A realidade paralela

Alguns brasileiros, ainda bem que em minoria, insistem em viver uma realidade paralela. Para eles hoje o Brasil é um país que deixou a corrupção para trás, temos uma economia vigorosa, não há desemprego, nem fome, a Amazônia está preservada, estamos vencendo a pandemia graças a uma ação competente e determinada do governo federal, inexiste a política do toma-lá-dá-cá na nomeação dos cargos do poder executivo, há respeito à ciência, adota-se uma postura de transparência nos atos governamentais, respeito à liberdade de imprensa e obediência à Constituição.

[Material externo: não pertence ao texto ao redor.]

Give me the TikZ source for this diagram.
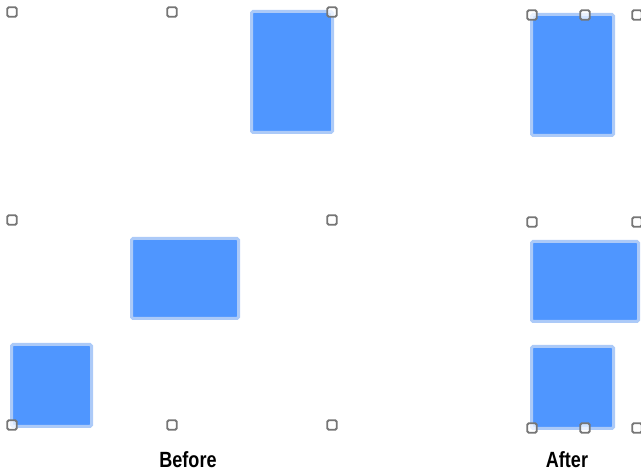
\documentclass[tikz,border=0pt]{standalone}
\usepackage{fontspec}
\newfontfamily\capfont[FakeStretch=0.82]{Liberation Sans}
\usepackage{tikz}
\usetikzlibrary{positioning}
\definecolor{shapeblue}{RGB}{79,150,255}
\definecolor{shapeedge}{RGB}{172,202,248}
\definecolor{handlegray}{RGB}{118,118,118}

\begin{document}
\begin{tikzpicture}[x=1pt, y=-1pt,
  shapebox/.style={rectangle, draw=shapeedge, fill=shapeblue, line width=3pt, rounded corners=1.5pt, inner sep=0pt},
  handle/.style={rectangle, draw=handlegray, fill=white, fill opacity=0.75, line width=1.9pt, rounded corners=1.5pt, minimum size=9.5pt, inner sep=0pt},
  caption/.style={font=\capfont\bfseries\fontsize{22}{24}\selectfont, inner sep=0pt}
]
  \useasboundingbox (0,0) rectangle (641,473);

  % Before, top
  \node[shapebox, minimum width=81pt, minimum height=121pt] (bt) at (292,72) {};
  \node[handle] (bt1) at (12,12) {};
  \node[handle] (bt2) at (172,12) {};
  \node[handle] (bt3) at (332,12) {};

  % Before, bottom
  \node[shapebox, minimum width=107pt, minimum height=80pt] (bb1) at (185,278.5) {};
  \node[shapebox, minimum width=80pt, minimum height=82pt] (bb2) at (51.5,385.5) {};
  \node[handle] (bb3) at (12,220) {};
  \node[handle] (bb4) at (332,220) {};
  \node[handle] (bb5) at (12,425) {};
  \node[handle] (bb6) at (172,425) {};
  \node[handle] (bb7) at (332,425) {};

  % After, top
  \node[shapebox, minimum width=82pt, minimum height=121pt] (at) at (572.5,75) {};
  \node[handle] (at1) at (532,15) {};
  \node[handle] (at2) at (585,15) {};
  \node[handle] (at3) at (637,15) {};

  % After, bottom
  \node[shapebox, minimum width=107pt, minimum height=80pt] (ab1) at (585,281.5) {};
  \node[shapebox, minimum width=82pt, minimum height=82pt] (ab2) at (572.5,387.5) {};
  \node[handle] (ab3) at (532,222) {};
  \node[handle] (ab4) at (637,222) {};
  \node[handle] (ab5) at (532,428) {};
  \node[handle] (ab6) at (585,428) {};
  \node[handle] (ab7) at (637,428) {};

  % Captions
  \node[caption] (before) at (188,460) {Before};
  \node[caption] (after) at (567,460) {After};
\end{tikzpicture}
\end{document}
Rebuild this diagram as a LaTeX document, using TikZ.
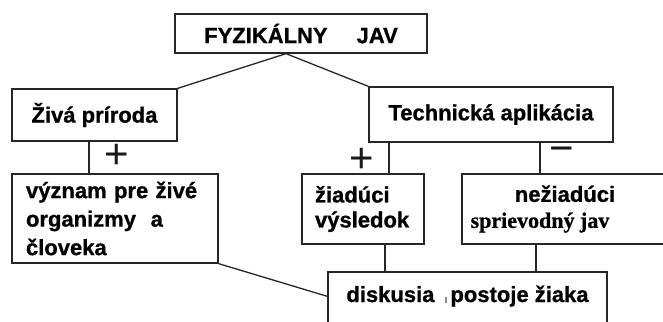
\documentclass[tikz,border=0pt]{standalone}
\usepackage{fontspec}
\setmainfont{Liberation Sans}[BoldFeatures={FakeBold=0.9}]
\newfontfamily\serifbold{Liberation Serif}[BoldFeatures={FakeBold=0.9}]
\begin{document}
\begin{tikzpicture}[x=1pt,y=-1pt,
  conn/.style={draw=black!85, line width=1.3pt},
  box/.style={draw=black!85, line width=1.3pt, rectangle, inner sep=0pt,
    font=\fontsize{22pt}{26pt}\selectfont\bfseries},
  sign/.style={font=\fontsize{42pt}{42pt}\selectfont, inner sep=0pt, text=black!90}]
\useasboundingbox (0,0) rectangle (663,321);
\fill[white] (0,0) rectangle (663,321);
\begin{scope}
\clip (0,0) rectangle (663,321);

% boxes
\node[box, minimum width=252pt, minimum height=39pt] (top) at (301,33.5)
  {FYZIKÁLNY\hspace{29pt}JAV};
\node[box, minimum width=165pt, minimum height=52pt] (ziva) at (94.5,115)
  {Živá príroda};
\node[box, minimum width=244pt, minimum height=55pt] (tech) at (491,114.5)
  {Technická aplikácia};
\node[box, minimum width=206pt, minimum height=89pt, align=left,
  text width=178pt, font=\fontsize{22pt}{28.5pt}\selectfont\bfseries] (vyznam) at (115,218.5)
  {význam pre živé\\organizmy\ \ a\\človeka};
\node[box, minimum width=122pt, minimum height=70pt, align=left,
  text width=96pt, font=\fontsize{22pt}{25pt}\selectfont\bfseries] (ziad) at (363,209)
  {žiadúci\\výsledok};
\node[box, minimum width=206pt, minimum height=70pt, align=center,
  font=\fontsize{22pt}{27pt}\selectfont\bfseries] (neziad) at (565,209)
  {nežiadúci\\[-1pt]{\serifbold\hspace*{-50pt}sprievodný jav}};
\node[box, minimum width=279pt, text height=30pt, text depth=40pt, anchor=base] (disk) at (467.5,302)
  {diskusia\hspace{11pt}{\color{black!45}\rule[-1pt]{1.5pt}{6pt}}\hspace{3.5pt}postoje žiaka};

% connectors
\coordinate (fork) at ([xshift=-15pt]top.south);
\draw[conn] (fork) -- (ziva.north east);
\draw[conn] (fork) -- (tech.north west);
\draw[conn] ([xshift=-5.5pt]ziva.south) -- ([xshift=-5.5pt]ziva.south |- vyznam.north);
\draw[conn] ([xshift=26pt]ziad.north) -- ([xshift=26pt]ziad.north |- tech.south);
\draw[conn] ([xshift=-25pt]neziad.north) -- ([xshift=-25pt]neziad.north |- tech.south);
\draw[conn] ([xshift=22pt]ziad.south) -- ([xshift=22pt]ziad.south |- disk.north);
\draw[conn] ([xshift=-29pt]neziad.south) -- ([xshift=-29pt]neziad.south |- disk.north);
\draw[conn] (vyznam.south east) -- ([yshift=-25pt]disk.north west);

% signs
\node[sign] (p1) at (117,156) {+};
\node[sign] (p2) at (362,160) {+};
\node[sign] (m1) at (562,155) {−};
\end{scope}
\end{tikzpicture}
\end{document}
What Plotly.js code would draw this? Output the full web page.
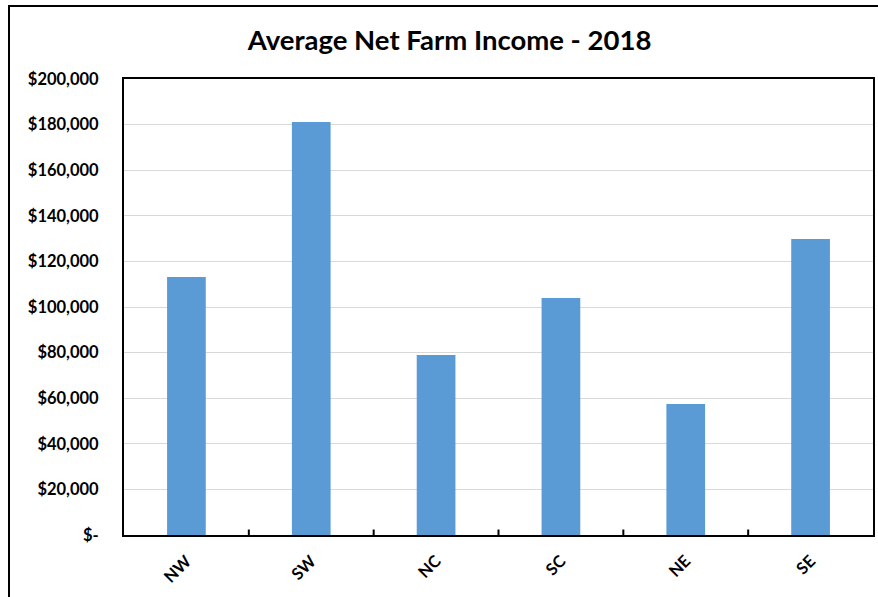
<!DOCTYPE html>
<html>
<head>
<meta charset="utf-8">
<script src="https://cdn.plot.ly/plotly-3.0.1.min.js"></script>
<style>
html,body{margin:0;padding:0;overflow:hidden;background:#fff;}
#wrap{position:relative;width:878px;height:597px;}
#chart{position:absolute;left:0;top:0;width:878px;height:597px;}
#frame{position:absolute;left:8px;top:5px;width:1000px;height:1000px;border:2px solid #000;pointer-events:none;box-sizing:border-box;}
</style>
</head>
<body>
<div id="wrap"><div id="chart"></div><div id="frame"></div></div>
<script>
const regions = ["NW", "SW", "NC", "SC", "NE", "SE"];
const income = [113200, 181100, 78900, 103900, 57500, 129800];
const yTickVals = [0, 20000, 40000, 60000, 80000, 100000, 120000, 140000, 160000, 180000, 200000];
const yTickText = ["$-", "$20,000", "$40,000", "$60,000", "$80,000", "$100,000", "$120,000", "$140,000", "$160,000", "$180,000", "$200,000"];
const titleText = "Average Net Farm Income - 2018";

const FONT = "Lato, 'Open Sans', sans-serif";
const trace = {
  type: "bar",
  x: regions,
  y: income,
  marker: {color: "#5b9bd5"},
  hoverinfo: "x+y"
};
const layout = {
  width: 878, height: 597,
  margin: {l: 124, r: 5, t: 79, b: 62, pad: 0},
  paper_bgcolor: "#fff", plot_bgcolor: "#fff",
  bargap: 0.69,
  showlegend: false,
  title: {text: "<b>" + titleText + "</b>", font: {family: FONT, size: 27.5, color: "#000"}, x: 0.512, xanchor: "center", y: 0.933, yanchor: "middle"},
  xaxis: {
    type: "category",
    tickangle: -45,
    tickfont: {family: FONT, size: 16.5, color: "#000", weight: "bold"},
    showline: true, linecolor: "#000", linewidth: 2, mirror: true,
    ticks: "", showgrid: false, zeroline: false, ticklabelstandoff: 8,
    fixedrange: true
  },
  yaxis: {
    range: [0, 200000],
    tickvals: yTickVals, ticktext: yTickText,
    tickfont: {family: FONT, size: 16.5, color: "#000", weight: "bold"},
    showline: true, linecolor: "#000", linewidth: 2, mirror: true,
    showgrid: true, gridcolor: "#d9d9d9", gridwidth: 1,
    zeroline: false, ticks: "", ticklabelstandoff: 20,
    fixedrange: true
  },
  shapes: regions.slice(1).map((r, i) => ({
    type: "line", xref: "x", yref: "paper",
    x0: i + 0.5, x1: i + 0.5, y0: 0, y1: 0.012,
    line: {color: "#000", width: 2}
  }))
};
Plotly.newPlot("chart", [trace], layout, {displayModeBar: false, staticPlot: true});
</script>
</body>
</html>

Discursos que não se amparam nos fatos. Delírios ideológicos com o propósito de esconder as verdades evidentes. A robotização da comunicação e as redes sociais, mantêm essa retórica tentando minar as estruturas democráticas que formam a sociedade civil, com o olhar voltado para as eleições do próximo ano. A mentira sistematizada oficialmente. Os debates baseados nas emoções, não nos argumentos. O campo da política dominado por manifestações de incivilidade.

Impressiona que pessoas, mesmo aqui morando, aceitem conformadas essa intencional distorção da realidade que estamos vivendo. A cena política e econômica do país contraria profundamente os disparates teimosamente propagados. Ignoram estranhamente os graves problemas reais que estão a nos afligir. Como se estivéssemos vivendo o mundo das maravilhas. A construção de um mundo da fantasia.

Felizmente esses devaneios autoritários e reacionários estão fazendo com que muitos estejam acordando para a trágica realidade. O sonho do autogolpe já foi entendido como impossível. Mas não desistem de criar ilusões que mantenham uma base de apoio político que garanta, pelo menos, disputar a reeleição com chances de ir ao segundo turno. Porém a racionalidade começa a imperar majoritariamente.

O sociólogo americano William Thomas afirma que “quando uma ilusão é percebida como algo real, mesmo não sendo, tem as mesmas consequências que a realidade”. É isso que estamos experimentando. Os populistas da extrema direita são profundamente narcisistas, o que os motiva a estarem sempre buscando promover espetáculos que os coloquem no centro das atenções. O entretenimento é muito importante para eles. Isso ajuda o jogo da manipulação de consciências. O diversionismo como estratégia para camuflar a falta de competência e propositividade, transferindo responsabilidades de suas ineficiências para os adversários.

Esta realidade paralela que forçam criar está fundamentada em três tipos de ações: 1. O uso de fatos alternativos para elaborar suas narrativas; 2. A terceirização de responsabilidades; e 3. A produção de tensionamentos com outros atores e instituições, ao se verem pressionados por crises. Para eles a verdade não é um valor absoluto. Pode ser relativizada para atendimento de seus interesses, na compreensão de que não deva ser oferecido espaços para contestações, fazendo com que a versão seja mais importante que os fatos.

Essa realidade paralela está restrita aos que fecham os olhos para o óbvio, recusando a percepção da situação verdadeira que salta à vista dos que têm consciência crítica e bom senso.